206k units * $100 = ~$21M revenue –> feels low. I’m sure there’s not a lot of investment to change color scheme and setup a new packaging run, but then all of the logistics and other considerations.
I think these will be back….
MM
I think you’re right. I think many of these brands are starting to learn that the “limited edition” angle can be used to sell, and I’ve seen more and more products like that lately, even in specialty niches like automotive spray guns. Most seem at least moderately successful, like the various “blacked out” hand tools. Some are clearly popular like Leatherman’s various limited editions that sell out in minutes and then get scalped for much higher prices on Ebay, etc. I haven’t seen many limited edition tools in the cordless space though. I recall that Dewalt once made McLaren edition cordless drills & impact drivers, and Makita made at least some of their tools in odd colors, but that’s all that I can recall. We’ll probably see more of this in the future though.
HmmmDusty
Major Japanese cordless brands (Makita, Hikoki (Hitachi), Panasonic – all currently and historically released their impacts and some other tools in multiple colors – some as limited edition, some as just options. This goes back at least 15 years, to NiCad models before Lion. Makita did recently release some 25th anniversary LXT tools, which are definitely meant to be limited though.
Luis
Really? I thought LXT was launched in 2005…
Champs
Perhaps they shipped them with the Ryobi keychains that may or may not be flying off shelves.
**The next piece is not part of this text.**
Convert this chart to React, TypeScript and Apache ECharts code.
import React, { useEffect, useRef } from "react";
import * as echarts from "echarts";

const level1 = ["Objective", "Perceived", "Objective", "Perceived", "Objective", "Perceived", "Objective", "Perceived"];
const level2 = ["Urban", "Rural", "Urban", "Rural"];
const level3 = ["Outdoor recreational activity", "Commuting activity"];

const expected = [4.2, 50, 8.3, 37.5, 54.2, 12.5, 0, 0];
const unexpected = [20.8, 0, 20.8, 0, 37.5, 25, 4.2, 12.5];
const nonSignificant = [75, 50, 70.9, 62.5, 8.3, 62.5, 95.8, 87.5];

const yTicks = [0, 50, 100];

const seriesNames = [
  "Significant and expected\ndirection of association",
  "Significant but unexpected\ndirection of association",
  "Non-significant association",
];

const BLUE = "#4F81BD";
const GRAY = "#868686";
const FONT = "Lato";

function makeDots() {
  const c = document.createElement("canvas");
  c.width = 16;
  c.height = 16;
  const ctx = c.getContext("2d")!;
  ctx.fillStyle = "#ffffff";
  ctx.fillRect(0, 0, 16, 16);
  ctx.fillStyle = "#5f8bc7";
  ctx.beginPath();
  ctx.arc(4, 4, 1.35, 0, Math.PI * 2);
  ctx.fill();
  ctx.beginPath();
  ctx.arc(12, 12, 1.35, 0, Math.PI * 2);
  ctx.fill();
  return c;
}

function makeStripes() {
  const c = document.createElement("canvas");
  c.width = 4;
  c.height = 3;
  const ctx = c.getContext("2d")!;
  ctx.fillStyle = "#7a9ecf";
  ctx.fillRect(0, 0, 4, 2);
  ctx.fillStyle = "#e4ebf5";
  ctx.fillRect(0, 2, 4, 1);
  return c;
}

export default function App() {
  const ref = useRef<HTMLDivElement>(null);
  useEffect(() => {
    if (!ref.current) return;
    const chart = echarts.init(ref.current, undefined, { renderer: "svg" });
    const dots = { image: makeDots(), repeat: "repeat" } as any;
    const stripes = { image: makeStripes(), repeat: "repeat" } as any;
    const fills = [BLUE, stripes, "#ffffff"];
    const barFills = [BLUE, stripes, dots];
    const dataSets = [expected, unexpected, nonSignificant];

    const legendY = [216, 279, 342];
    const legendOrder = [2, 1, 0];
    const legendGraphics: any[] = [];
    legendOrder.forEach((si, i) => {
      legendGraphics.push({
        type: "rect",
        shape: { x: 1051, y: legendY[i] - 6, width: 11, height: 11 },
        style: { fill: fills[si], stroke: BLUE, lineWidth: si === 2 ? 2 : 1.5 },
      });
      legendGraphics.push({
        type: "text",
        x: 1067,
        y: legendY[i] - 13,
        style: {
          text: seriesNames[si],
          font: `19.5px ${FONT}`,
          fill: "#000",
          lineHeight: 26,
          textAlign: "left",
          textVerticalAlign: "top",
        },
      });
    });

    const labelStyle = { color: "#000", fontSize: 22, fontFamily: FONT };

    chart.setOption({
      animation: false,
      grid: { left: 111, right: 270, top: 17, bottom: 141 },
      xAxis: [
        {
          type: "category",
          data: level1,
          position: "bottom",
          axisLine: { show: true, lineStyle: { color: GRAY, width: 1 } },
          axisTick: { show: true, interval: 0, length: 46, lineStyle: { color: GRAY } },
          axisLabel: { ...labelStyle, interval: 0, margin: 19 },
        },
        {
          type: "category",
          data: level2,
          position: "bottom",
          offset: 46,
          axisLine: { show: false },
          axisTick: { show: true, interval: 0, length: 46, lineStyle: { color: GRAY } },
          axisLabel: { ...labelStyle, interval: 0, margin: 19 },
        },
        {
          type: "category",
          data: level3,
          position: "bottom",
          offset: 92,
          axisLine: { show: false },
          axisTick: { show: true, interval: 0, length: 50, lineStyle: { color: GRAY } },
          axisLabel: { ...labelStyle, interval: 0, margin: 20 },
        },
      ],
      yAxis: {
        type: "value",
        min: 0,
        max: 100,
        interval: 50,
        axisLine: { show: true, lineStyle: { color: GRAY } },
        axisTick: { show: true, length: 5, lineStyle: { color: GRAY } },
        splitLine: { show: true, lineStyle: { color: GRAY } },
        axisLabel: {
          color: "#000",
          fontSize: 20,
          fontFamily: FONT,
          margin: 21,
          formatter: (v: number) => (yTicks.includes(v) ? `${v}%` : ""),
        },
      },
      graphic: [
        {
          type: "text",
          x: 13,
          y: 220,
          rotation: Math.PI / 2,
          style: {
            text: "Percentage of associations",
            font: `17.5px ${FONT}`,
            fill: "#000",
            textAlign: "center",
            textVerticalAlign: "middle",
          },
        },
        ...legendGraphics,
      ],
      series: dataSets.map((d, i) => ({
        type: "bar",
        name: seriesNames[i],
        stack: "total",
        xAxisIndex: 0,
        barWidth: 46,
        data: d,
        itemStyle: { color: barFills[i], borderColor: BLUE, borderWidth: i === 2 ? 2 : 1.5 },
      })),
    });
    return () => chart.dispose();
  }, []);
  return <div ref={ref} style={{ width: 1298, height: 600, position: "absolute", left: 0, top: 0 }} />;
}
It’ll be fine.
Stuart
No; from what I’ve seen over the holiday seasons repeatedly, online fulfillment is only counted separately where it draws from in-store allocations.
Meaning, it would have been store inventory plus 100-ish units, not 100 per warehouse or region. The only exception I’ve seen is for where the online inventory is store-to-home fulfillment t.
I would estimate that there were at most 10,000 units sold to Home Depot, and that many were scooped up by scalpers.